We should train ourselves in order to “be prepared to make a defense” for our faith – for eternal salvation is at stake.  They will ask us why we believe the Bible is reliable, why we believe Christianity isn’t just one more religion, why we believe that all lifestyles are not equal, why we believe in objective truth and things like good and evil.  We are called to give a defense of the cross, of the forgiveness of sins, of the holy sacraments.  And we are called to “make a defense” against things like evolution, the claims that the Bible is filled with contradictions, and false narratives that Christianity is just a retelling of myths, that our faith is the invention of kings and politicians to control us, and we must respond to the nihilistic belief that life has no meaning or purpose: the culture of death that is ravaging our civilization.

And that last belief, dear brothers and sisters, is especially common and dangerous today, as modern people live lives of emptiness and depression in a vain, self-obsessed pursuit of some kind of meaning in entertainment and pleasure.  The net we bear is the net of love and joy and purpose.  It is the net that draws people out of sin and death and into righteousness and life.  People are dying to find such a net – and we have had it all along.

There are times when we, like the prophet Elijah, seem overwhelmed by the world’s hatred and unbelief.  We are increasingly outnumbered as our culture teeters on self-inflicted destruction.  As hopeless as things seemed for Elijah (who was hunted and stalked and vilified by those in power), there was indeed a remnant of those who did not bow the knee to the false gods.  And the true God raised up Elisha to succeed Elijah, even as Jesus raised up St.

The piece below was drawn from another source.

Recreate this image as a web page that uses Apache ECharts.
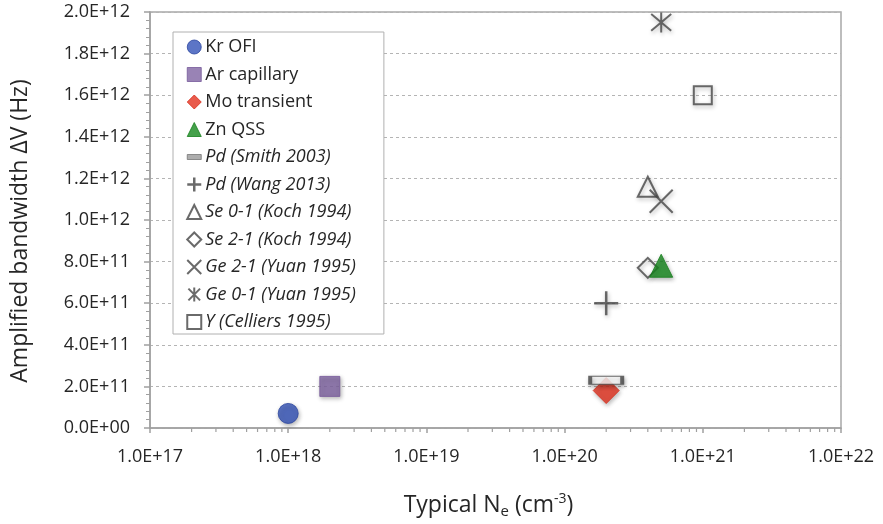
<!DOCTYPE html>
<html><head><meta charset="utf-8">
<script src="https://cdn.jsdelivr.net/npm/echarts@6/dist/echarts.min.js"></script>
<style>html,body{margin:0;padding:0;background:#fff}#c{width:883px;height:524px}</style>
</head><body><div id="c"></div>
<script>
// ---- data ----
const seriesNames = ['Kr OFI','Ar capillary','Mo transient','Zn QSS','Pd (Smith 2003)','Pd (Wang 2013)',
  'Se 0-1 (Koch 1994)','Se 2-1 (Koch 1994)','Ge 2-1 (Yuan 1995)','Ge 0-1 (Yuan 1995)','Y (Celliers 1995)'];
const densities  = [1e18, 2e18, 2e20, 5e20, 2e20, 2e20, 4e20, 4e20, 5e20, 5e20, 1e21];
const bandwidths = [7e10, 2e11, 1.8e11, 7.8e11, 2.3e11, 6.0e11, 1.16e12, 7.7e11, 1.09e12, 1.95e12, 1.6e12];
const xRange = [1e17, 1e22];
const xDecades = [1e17, 1e18, 1e19, 1e20, 1e21];
const minorMultipliers = [2, 3, 4, 5, 6, 7, 8, 9];
const yRange = [0, 2e12];
const yStep = 2e11;

// ---- styles ----
const DARK = '#454545';
const AXIS = '#a0a0a0';
const shadow = {shadowBlur: 4, shadowColor: 'rgba(0,0,0,0.35)', shadowOffsetX: 1, shadowOffsetY: 2};
const styles = [
  {symbol: 'circle', size: 20, item: {color: '#3353b8', borderColor: '#2a459f', borderWidth: 1}, z: 3, icon: 'circle', italic: false},
  {symbol: 'rect', size: 20, item: {color: '#8064a2', borderColor: '#76599a', borderWidth: 1}, z: 3, icon: 'rect', italic: false},
  {symbol: 'diamond', size: 26, item: {color: '#e3321f', borderColor: '#d82c1a', borderWidth: 1}, z: 3, icon: 'diamond', italic: false},
  {symbol: 'triangle', size: 23, item: {color: '#178a1e', borderColor: '#157f1b', borderWidth: 1}, z: 5, icon: 'triangle', italic: false},
  {symbol: 'rect', size: [32, 8], item: {color: '#ffffff', borderColor: DARK, borderWidth: 2}, z: 4, icon: 'path://M0,0H14V5H0Z', legendItem: {color: '#999', borderColor: '#777', borderWidth: 1}, italic: true},
  {symbol: 'path://M10,0L10,20M0,10L20,10', size: 24, item: {color: DARK, borderColor: DARK, borderWidth: 2.5}, z: 4, icon: 'path://M10,0L10,20M0,10L20,10', italic: true},
  {symbol: 'triangle', size: 20, item: {color: 'rgba(255,255,255,0)', borderColor: DARK, borderWidth: 2}, z: 3, icon: 'triangle', italic: true},
  {symbol: 'diamond', size: 20, item: {color: 'rgba(255,255,255,0)', borderColor: DARK, borderWidth: 2}, z: 3, icon: 'diamond', italic: true},
  {symbol: 'path://M0,0L20,20M0,20L20,0', size: 23, item: {color: DARK, borderColor: DARK, borderWidth: 2}, z: 4, icon: 'path://M0,0L20,20M0,20L20,0', italic: true},
  {symbol: 'path://M0,0L20,20M0,20L20,0M10,-2L10,22', size: 20, item: {color: DARK, borderColor: DARK, borderWidth: 2}, z: 4, icon: 'path://M0,0L20,20M0,20L20,0M10,-2L10,22', italic: true},
  {symbol: 'rect', size: 18, item: {color: 'rgba(255,255,255,0)', borderColor: DARK, borderWidth: 2}, z: 3, icon: 'rect', italic: true}
];

function sci(v) {
  if (v === 0) return '0.0E+00';
  const ex = Math.floor(Math.log10(Math.abs(v)) + 1e-9);
  const m = v / Math.pow(10, ex);
  return m.toFixed(1) + 'E+' + String(ex).padStart(2, '0');
}

const FONT = 'Open Sans';
const series = seriesNames.map((name, i) => {
  const s = styles[i];
  return {
    name: name,
    type: 'scatter',
    symbol: s.symbol,
    symbolSize: s.size,
    z: s.z,
    itemStyle: Object.assign({}, s.item, shadow),
    emphasis: {disabled: true},
    data: [[densities[i], bandwidths[i]]]
  };
});

// minor ticks of the log axis (2..9 within each decade), placed by the axis scale
const minorTickValues = [];
xDecades.forEach(d => minorMultipliers.forEach(m => minorTickValues.push([d * m])));
series.push({
  type: 'custom',
  silent: true,
  clip: false,
  z: 1,
  data: minorTickValues,
  encode: {x: 0},
  renderItem: function (params, api) {
    const p = api.coord([api.value(0), yRange[0]]);
    return {type: 'line', shape: {x1: p[0], y1: p[1], x2: p[0], y2: p[1] + 4},
      style: {stroke: AXIS, lineWidth: 1.2}};
  }
});

const legendData = seriesNames.map((name, i) => {
  const s = styles[i];
  const o = {name: name, icon: s.icon, textStyle: {fontStyle: s.italic ? 'italic' : 'normal'}};
  o.itemStyle = Object.assign({}, s.legendItem || s.item, {shadowBlur: 0, shadowOffsetX: 0, shadowOffsetY: 0});
  if (s.item.color && s.item.color.indexOf('rgba') === 0) o.itemStyle.color = '#fff';
  return o;
});

const chart = echarts.init(document.getElementById('c'), null, {renderer: 'canvas'});
chart.setOption({
  animation: false,
  backgroundColor: '#fff',
  textStyle: {fontFamily: FONT},
  grid: {left: 150, right: 42, top: 12, bottom: 95, show: true, borderColor: '#a8a8a8', borderWidth: 1.5, containLabel: false},
  legend: {
    orient: 'vertical', left: 173, top: 32,
    padding: [6, 28, 3, 13],
    itemWidth: 14, itemHeight: 14, itemGap: 9.5,
    backgroundColor: '#fff', borderColor: '#b0b0b0', borderWidth: 1,
    textStyle: {fontFamily: FONT, fontSize: 18, color: '#262626', padding: [0, 0, 0, -1]},
    data: legendData,
    selectedMode: false
  },
  xAxis: {
    type: 'log', logBase: 10, min: xRange[0], max: xRange[1],
    name: 'Typical N{sub|e} (cm{sup|-3})',
    nameLocation: 'middle', nameGap: 64,
    nameTextStyle: {fontFamily: FONT, fontSize: 23, color: '#262626', padding: [0, 14, 0, 0],
      rich: {sub: {fontFamily: FONT, fontSize: 15, color: '#262626', padding: [12, 0, 0, 0]},
             sup: {fontFamily: FONT, fontSize: 14, color: '#262626', padding: [0, 0, 12, 0]}}},
    axisLine: {show: true, onZero: false, lineStyle: {color: AXIS, width: 1.5}},
    axisTick: {show: true, length: 5, lineStyle: {color: AXIS, width: 1.5}},
    splitLine: {show: false},
    axisLabel: {formatter: sci, fontFamily: FONT, fontSize: 18, color: '#262626', margin: 20}
  },
  yAxis: {
    type: 'value', min: yRange[0], max: yRange[1], interval: yStep,
    name: 'Amplified bandwidth ΔV (Hz)',
    nameLocation: 'middle', nameGap: 118, nameRotate: 90,
    nameTextStyle: {fontFamily: FONT, fontSize: 23, color: '#262626', padding: [0, 22, 0, 0]},
    axisLine: {show: true, lineStyle: {color: AXIS, width: 1.5}},
    axisTick: {show: true, length: 6, lineStyle: {color: AXIS, width: 1.5}},
    minorTick: {show: true, splitNumber: 5, length: 4, lineStyle: {color: AXIS, width: 1}},
    splitLine: {show: true, lineStyle: {color: '#b4b4b4', type: [3, 3], width: 1}},
    axisLabel: {formatter: sci, fontFamily: FONT, fontSize: 18, color: '#262626', margin: 20}
  },
  series: series
});
</script>
</body></html>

Peter, the unlikely bishop, to lead the small band of apostles in casting the net of the Gospel around the world.

Indeed, dear brothers and sisters, let us be “prepared to make a defense to anyone” regarding why we have hope even as we dwell in our fallen world and in our own sinful flesh.  Let us boldly and joyfully cast our net, knowing that this is what our Lord calls us to do, knowing that those who are captured by this net are saved from death, from the flames, from the father of lies, confident that the nets catch men not because of our own skill or worthiness, but rather, by His Word, the same Word that brought forth Peter’s miraculous catch.  For the net we cast is the Good News of our Lord Jesus Christ.

And let us also humbly confess our sins and fall down before Jesus, like St. Peter, knowing that our Lord will not, in fact, depart from us.  Let us confess this reason for the hope that is in us: our crucified and risen Lord Jesus Christ, the one whose net saves us and redeem us, the one who invites us by His might and by His mercy, by means of His Word, saying: “Do not be afraid.”  Amen.

In the name of the Father and of the + Son and of the Holy Spirit.  Amen.